La Coca Cola fue nuestro refresco generacional, una moda que todos compartimos aunque para algunos llegó a ser un pequeño lujo del que solo se disfrutaba en acontecimientos especiales como una Primera Comunión, una boda o un bautizo. Los niños de antes, cuando al día siguiente de una celebración volvíamos al colegio, resumíamos lo bien que lo habíamos pasado contando el número de Coca Colas que nos habíamos zampado.
La Coca Cola nos hizo más universales a nosotros, niños de Almería que en cuestión de refrescos no habíamos llegado más allá de aquellas humildes gaseosas que nos comprábamos en las noches de verano en el ambigú de una terraza de cine.
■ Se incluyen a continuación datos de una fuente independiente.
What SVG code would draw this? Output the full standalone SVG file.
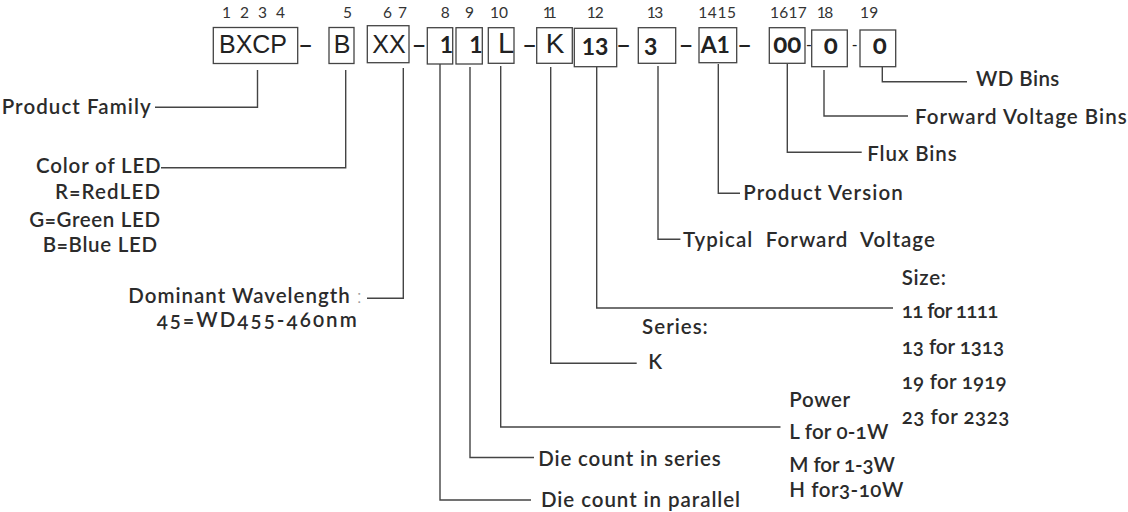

Tomarse un refresco era una pequeña conquista, una ilusión que te acompañaba durante toda la semana y que culminabas el sábado o el domingo, sentado en una de aquellas sillas de madera de las terrazas antiguas, con un paquete de cacahuetes en una mano y un refresco en la otra. Eran bebidas locales que procedían de la fábrica de gaseosas que el empresario almeriense Enrique Ruiz Espinar dirigía en la calle Reyes Católicos.
Hasta los años sesenta, las gaseosas elaboradas en Almería no tenían competencia en el estrecho mercado local. Fabricaban la gaseosa Orange Crush, la más antigua de la casa, la Dux de naranja y de limón en botella pequeña de cristal, y la popular gaseosa La Fortaleza, que fue la marca más popular, la primera que se vendió en Almería en envase de litro, y la más consumida hasta que llegó ‘La Casera’ para reventar el mercado y hasta que la Coca Cola se hizo una bebida popular.
A los niños nos volvían locos las Coca Colas y las Fantas de sabor naranja, que fueron las primeras en llegar, porque representaban la fiesta. Casi nadie se podía tomar una Fanta a diario, solo si se trataba de una comida familiar de domingo o si se estaba celebrando un santo, un cumpleaños, una boda o una primera comunión. Nos entusiasmaban porque nos traían sabores desconocidos y porque de ellas aprovechábamos hasta el tapón. Eran los años de los coleccionistas de chapas, cuando hacíamos carreras en el suelo jugando al Tour de Francia, cuando a cada chapa le colocábamos la cara de un jugador de fútbol y formábamos equipos de Primera División y organizábamos nuestra propia liga.
Fue tanto el éxito de Fanta que al año siguiente de sacar la de naranja nos trajo la de limón. El día que una madre llegaba a la casa con una botella de Fanta se decretaba el estado de felicidad. Después llegaron los anuncios de televisión para reforzar el liderazgo de aquellas marcas extranjeras y los regalos que nos gustaban tanto como el propio refresco. Recuerdo aquellos balones inmensos de playa que puso de moda Coca Cola, las toallas familiares con las que nos tirábamos en la arena del Club Náutico y los yo-yos que Fanta regalaba a sus mejores clientes. Parece mentira, pero a finales de los años sesenta tener uno de aquellos yo-yos multicolores era una ilusión tan grande como la que sentíamos el día que venían los Reyes Magos.
Cómo nos gustaba a los niños profanar el vientre de los frigoríficos y empinarnos la botella de Coca Cola sin que nadie nos viera. Cerrábamos los ojos y veíamos todas las estrellas del firmamento, disfrutando al mismo tiempo del placer del refresco y de lo que estaba prohibido. Era algo parecido a enchufarnos en los labios la lata de leche condensada a la hora de la merienda. La única diferencia es que empinarte la Coca Cola a escondidas te podía costar caro si no te acordabas de limpiarte la huella oscura que el refresco te dejaba en el bigote.